Monday, July 30, 2007

Park Chan-Wook's Vengeance Trilogy

Part of what I love about movies is living vicariously through their characters. This might at least partially explain my love of bad sci-fi films, since I can never hope be the world's leading expert on ancient Egyptian languages who translates hieroglyphics on some stones and opens a portal to another planet. It might also explain my love of certain children's movies and bad romantic comedies, since no one can stay so happy and naive for so long. Sometimes it's important to experience what the characters feel, as in Schindler's List or House of Sand and Fog, precisely because you will never - you hope - experience the horror and injustice the characters face.
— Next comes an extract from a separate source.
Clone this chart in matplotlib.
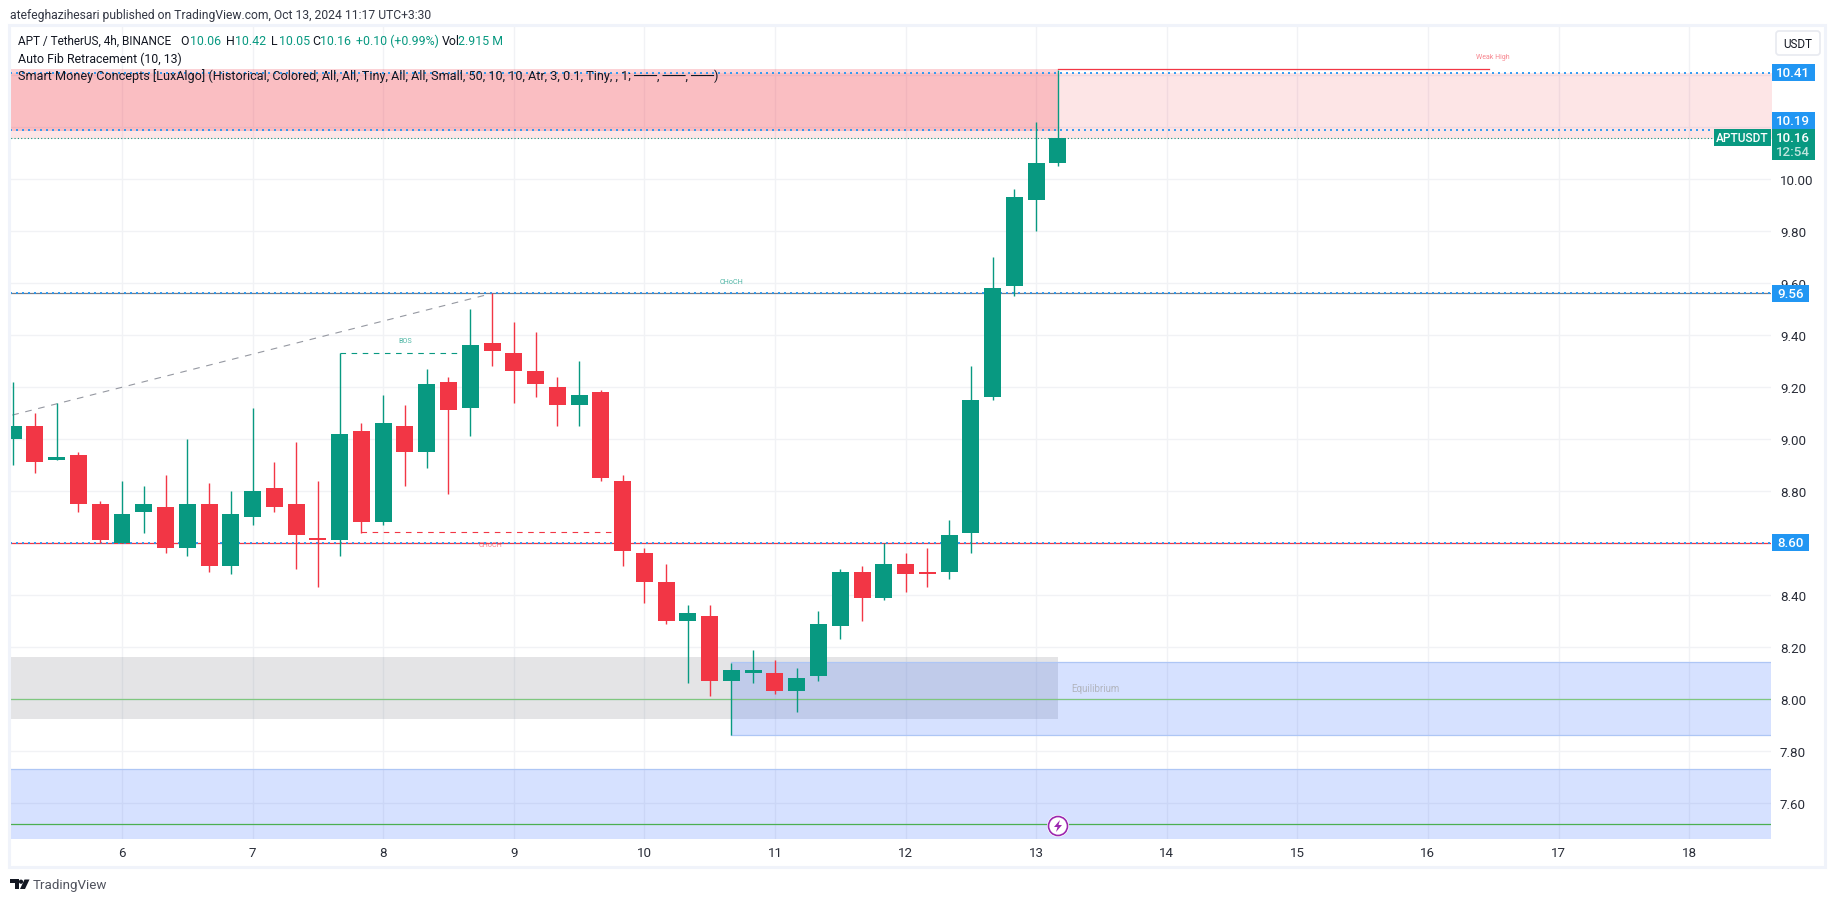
"""APT / USDT 4h candles with Smart Money Concepts zones, TradingView look."""

import numpy as np
import matplotlib
matplotlib.use('Agg')
import matplotlib.pyplot as plt
from matplotlib.patches import Circle, FancyBboxPatch, Polygon, Rectangle

plt.rcParams['font.family'] = ['Roboto', 'DejaVu Sans']

# candles, 4h each, the sixth one opens day 6
open_ = [9.00, 9.05, 8.92, 8.94, 8.75, 8.60, 8.72, 8.74, 8.58, 8.75, 8.51, 8.70, 8.81, 8.75, 8.62,
         8.61, 9.03, 8.68, 9.05, 8.95, 9.22, 9.12, 9.37, 9.33, 9.26, 9.20, 9.13, 9.18, 8.84, 8.56,
         8.45, 8.30, 8.32, 8.07, 8.10, 8.10, 8.03, 8.09, 8.28, 8.49, 8.39, 8.52, 8.49, 8.49, 8.64,
         9.16, 9.59, 9.92, 10.06]
high = [9.22, 9.10, 9.14, 8.95, 8.76, 8.84, 8.82, 8.86, 9.00, 8.83, 8.80, 9.12, 8.91, 8.99, 8.84,
        9.33, 9.06, 9.17, 9.13, 9.27, 9.24, 9.50, 9.56, 9.45, 9.41, 9.24, 9.30, 9.19, 8.86, 8.58,
        8.52, 8.36, 8.36, 8.14, 8.19, 8.15, 8.12, 8.34, 8.50, 8.51, 8.60, 8.56, 8.58, 8.69, 9.28,
        9.70, 9.96, 10.22, 10.42]
low = [8.90, 8.87, 8.92, 8.72, 8.60, 8.60, 8.64, 8.56, 8.55, 8.49, 8.48, 8.67, 8.72, 8.50, 8.43,
       8.55, 8.64, 8.67, 8.82, 8.89, 8.79, 9.01, 9.28, 9.14, 9.16, 9.05, 9.05, 8.84, 8.51, 8.37,
       8.29, 8.06, 8.01, 7.86, 8.06, 8.02, 7.95, 8.07, 8.23, 8.30, 8.38, 8.41, 8.43, 8.46, 8.56,
       9.15, 9.55, 9.80, 10.05]
close = [9.05, 8.91, 8.93, 8.75, 8.61, 8.71, 8.75, 8.58, 8.75, 8.51, 8.71, 8.80, 8.74, 8.63, 8.61,
         9.02, 8.68, 9.06, 8.95, 9.21, 9.11, 9.36, 9.34, 9.26, 9.21, 9.13, 9.17, 8.85, 8.57, 8.45,
         8.30, 8.33, 8.07, 8.11, 8.11, 8.03, 8.08, 8.29, 8.49, 8.39, 8.52, 8.48, 8.48, 8.63, 9.15,
         9.58, 9.93, 10.06, 10.16]

day_ticks = [6, 7, 8, 9, 10, 11, 12, 13, 14, 15, 16, 17, 18]
price_ticks = [7.6, 7.8, 8.0, 8.2, 8.4, 8.6, 8.8, 9.0, 9.2, 9.4, 9.6, 9.8, 10.0, 10.2, 10.4]
# these three sit behind a price tag in the original
tagged_ticks = [8.6, 10.2, 10.4]

# horizontal levels
blue_levels = [10.41, 10.19, 9.56, 8.60]
last_price = 10.16
equilibrium_levels = [8.00, 7.52]

GREEN = '#089981'
RED = '#f23645'
BLUE = '#2196f3'
TEXT = '#131722'
GRID = '#f1f2f5'

PX_W, PX_H = 1835, 903
LEFT, RIGHT, TOP, BOTTOM = 10, 1771, 27, 840

fig = plt.figure(figsize=(PX_W / 100, PX_H / 100), dpi=100, facecolor='white')
ax = fig.add_axes([LEFT / PX_W, 1 - BOTTOM / PX_H, (RIGHT - LEFT) / PX_W, (BOTTOM - TOP) / PX_H])
ax.set_xlim(5.1424, 18.627)
ax.set_ylim(7.461, 10.589)
for s in ax.spines.values():
    s.set_visible(False)

days = 6 + (np.arange(len(close)) - 5) / 6
o = np.array(open_)
c = np.array(close)
colors = [GREEN if b >= a else RED for a, b in zip(open_, close)]
last_x = days[-1]

ax.set_xticks(day_ticks)
ax.set_yticks(price_ticks)
ax.set_yticklabels(['' if p in tagged_ticks else f'{p:.2f}' for p in price_ticks])
ax.yaxis.tick_right()
ax.tick_params(axis='both', length=0, labelsize=9.6, labelcolor='#2a2e39')
ax.tick_params(axis='y', pad=6.5)
ax.tick_params(axis='x', pad=5)
ax.grid(True, color=GRID, lw=1.0)
ax.set_axisbelow(True)

# supply zones
ax.fill_between([5.1, 18.7], 10.154, 10.41, color=RED, alpha=0.13, lw=0, zorder=1)
ax.fill_between([5.1, last_x], 10.186, 10.423, color=RED, alpha=0.22, lw=0, zorder=1)

# equilibrium / demand zones
ax.fill_between([5.1, last_x], 7.924, 8.163, color='#787b86', alpha=0.2, lw=0, zorder=1)
ax.add_patch(Rectangle((days[33], 7.863), 18.7 - days[33], 0.28, fc='#2962ff', alpha=0.19, lw=0, zorder=1.1))
ax.add_patch(Rectangle((5.1, 7.4), 13.6, 0.332, fc='#2962ff', alpha=0.19, lw=0, zorder=1.1))
for y, x0 in [(8.143, days[33]), (7.863, days[33]), (7.732, 5.1)]:
    ax.plot([x0, 18.7], [y, y], color='#aec6f5', lw=0.9, zorder=1.2)

ax.plot([5.1, 18.7], [equilibrium_levels[0]] * 2, color='#7fc77f', lw=0.9, zorder=1.5)
ax.plot([5.1, 18.7], [equilibrium_levels[1]] * 2, color='#4caf50', lw=0.9, zorder=1.5)

# solid structure lines under the dotted levels
ax.plot([5.1, 18.7], [9.56, 9.56], color='#787b86', lw=0.9, zorder=2)
ax.plot([5.1, 18.7], [8.60, 8.60], color=RED, lw=0.9, zorder=2)
ax.plot([last_x, days[-1] + 3.3], [10.423, 10.423], color=RED, lw=0.9, zorder=2)

# trend line and BOS / CHoCH dashes
ax.plot([5.16, days[22]], [9.092, 9.56], color='#9598a1', lw=0.8, ls=(0, (6, 6)), zorder=2)
ax.plot([days[15], days[21]], [9.331, 9.331], color=GREEN, lw=0.8, ls=(0, (5, 5)), zorder=2)
ax.plot([days[16], days[28]], [8.642, 8.642], color=RED, lw=0.8, ls=(0, (5, 5)), zorder=2)

for lvl in blue_levels:
    ax.plot([5.1, 18.7], [lvl, lvl], color=BLUE, lw=1.44, ls=(0, (1, 2)), dash_capstyle='butt',
            alpha=0.9, zorder=2.5)
ax.plot([5.1, 18.19], [last_price, last_price], color=GREEN, lw=0.8, ls=(0, (1, 2)),
        dash_capstyle='butt', zorder=2.5)

# candles
ax.vlines(days, low, high, colors=colors, lw=1.0, zorder=3)
ax.bar(days, np.abs(c - o), width=0.13, bottom=np.minimum(o, c), color=colors, lw=0, zorder=3.1)

# small zone labels
ax.text(8.167, 9.378, 'BOS', color=GREEN, alpha=0.7, fontsize=5.2, ha='center', va='center', zorder=4)
ax.text(10.67, 9.605, 'CHoCH', color=GREEN, alpha=0.7, fontsize=5.2, ha='center', va='center', zorder=4)
ax.text(8.825, 8.596, 'CHoCH', color=RED, alpha=0.65, fontsize=5.2, ha='center', va='center', zorder=4)
ax.text(16.50, 10.47, 'Weak High', color=RED, alpha=0.6, fontsize=5, ha='center', va='center', zorder=4)
ax.text(13.45, 8.043, 'Equilibrium', color='#b2b5be', fontsize=7, ha='center', va='center', zorder=4)

# overlay in pixel coordinates for the TradingView chrome
ov = fig.add_axes([0, 0, 1, 1], zorder=10)
ov.set_xlim(0, PX_W)
ov.set_ylim(PX_H, 0)
ov.axis('off')


def py(price):
    return PX_H - ax.transData.transform((6, price))[1]


ov.add_patch(Rectangle((9, 26), 1816, 842, fc='none', ec='#f0f3fa', lw=2.2))

ov.text(10, 15, 'atefeghazihesari published on TradingView.com, Oct 13, 2024 11:17 UTC+3:30',
        fontsize=8.7, color='#333744', va='center')

# legend rows
row = 41.5
ov.text(18.4, row, 'APT / TetherUS, 4h, BINANCE', fontsize=8.5, color=TEXT, va='center')
for x, label, col in [(180, 'O', TEXT), (190, '10.06', GREEN), (226, 'H', TEXT), (235, '10.42', GREEN),
                      (271, 'L', TEXT), (279, '10.05', GREEN), (312, 'C', TEXT), (320, '10.16', GREEN),
                      (356, '+0.10 (+0.99%)', GREEN), (442, 'Vol', TEXT), (458, '2.915 M', GREEN)]:
    ov.text(x, row, label, fontsize=8.9, color=col, va='center')
ov.text(18.4, 59, 'Auto Fib Retracement (10, 13)', fontsize=8.9, color=TEXT, va='center')
ov.text(18.4, 76.5, 'Smart Money Concepts [LuxAlgo] (Historical, Colored, All, All, Tiny, All, All, Small, '
        '50, 10, 10, Atr, 3, 0.1, Tiny, , 1; ───, ───, ───)', fontsize=9.05, color=TEXT, va='center')

# currency button
ov.add_patch(FancyBboxPatch((1776, 32), 44, 24, boxstyle='round,pad=0,rounding_size=3',
                            fc='white', ec='#e8eaf0', lw=1.2))
ov.text(1798, 44.5, 'USDT', fontsize=8.4, color=TEXT, ha='center', va='center')


def price_tag(price, x1, center=None):
    # a tag sits on its level unless the last price pushes it up
    y = py(price) if center is None else center
    ov.add_patch(Rectangle((1772, y - 8.5), x1 - 1772, 17, fc=BLUE, lw=0))
    ov.text(1793 if x1 > 1810 else 1791, y, f'{price:.2f}', color='white', fontsize=9.6,
            fontweight='medium', ha='center', va='center')


price_tag(blue_levels[0], 1815)
price_tag(blue_levels[1], 1815, center=121.5)
price_tag(blue_levels[2], 1809)
price_tag(blue_levels[3], 1809)

# last price tag with countdown
ov.add_patch(Rectangle((1772, 130), 43, 31, fc=GREEN, lw=0))
ov.text(1793, 138.5, f'{last_price:.2f}', color='white', fontsize=9.6, fontweight='medium', ha='center', va='center')
ov.text(1793, 153, '12:54', color='#bfe6de', fontsize=9.6, fontweight='medium', ha='center', va='center')
ov.add_patch(Rectangle((1714, 130), 57, 17, fc=GREEN, lw=0))
ov.text(1742.5, 138.5, 'APTUSDT', color='white', fontsize=8.6, fontweight='medium', ha='center', va='center')

# bolt marker
ov.add_patch(Circle((1058, 827), 11, fc='white', lw=0))
ov.add_patch(Circle((1058, 827), 9.5, fc='white', ec='#9c27b0', lw=1.2))
ov.add_patch(Polygon([(1060, 821), (1054, 828), (1057.5, 828), (1056, 833), (1062, 826), (1058.5, 826)],
                     closed=True, fc='#9c27b0', lw=0))

# TradingView wordmark
ov.add_patch(Polygon([(10, 880.5), (18.5, 880.5), (18.5, 890), (14.5, 890), (14.5, 884.5), (10, 884.5)],
                     closed=True, fc='#131722', lw=0))
ov.add_patch(Circle((21, 882.7), 2.1, fc='#131722', lw=0))
ov.add_patch(Polygon([(24.5, 880.5), (29.5, 880.5), (25, 890), (20, 890)], closed=True, fc='#131722', lw=0))
ov.text(33, 885.5, 'TradingView', fontsize=9.6, color='#50535e', va='center')

plt.savefig('out.png', dpi=100)
plt.close()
But of all the emotions I relish experiencing through film, the one I might love most is vengeance. It's dirty, it's bad and it's not nearly as fulfilling as pardon and redemption, but it is entirely satisfying while it's happening and it is so far from my own experience that I can only experience it through film (or literature). When characters experience unthinkable tragedy, their quests for revenge are all-consuming, enveloping not only those they seek to punish but themselves as well. They become single-minded to the point of insanity, obliterating everything that stands in their way, inevitably leading to complete self-destruction.

For my money, no films have pursued the concept of vengeance as fully or as graphically as Park Chan-Wook's Vengeance trilogy, comprised of Sympathy for Mr. Vengeance, Oldboy and Sympathy for Lady Vengeance. I started with Oldboy in November last year and ended with Lady Vengeance several weeks ago, watching character after character invite vengeance to destroy their lives. These movies are full of some of the most awful violence and some of the darkest humor I've ever seen, without exaggeration. (Is it funny when someone has just cut out his own tongue with a pair of scissors and then starts to sing a song? Maybe, maybe not...)


It's hard to see the problem with revenge when it's warranted, but the complication is in deciding who gets to make that call. In Park's trilogy, everyone does, from the evil to the innocent. So when one person does it you're cheering them on and when the other does you're horrified. This is the problem with vengeance: you can't make it universally okay because not every person will exact it for the right reasons and because it's really difficult to tell when you've gotten it. If your child is murdered, is it enough for the murderer to be murdered? If your kidney is stolen, is it enough to take the thief's kidney? What if he only has one?

2 comments:

forrest said...

this has nothing to do with blogging...but is it too late to call you after four my time (which is 9 your time)? I get off work then, most days, and have been wanting to call for a while, so...

thecrazydreamer said...

wyd is without internet access for the time being, but I've been authorized to tell you that it would certainly be alright for you to call at four your time.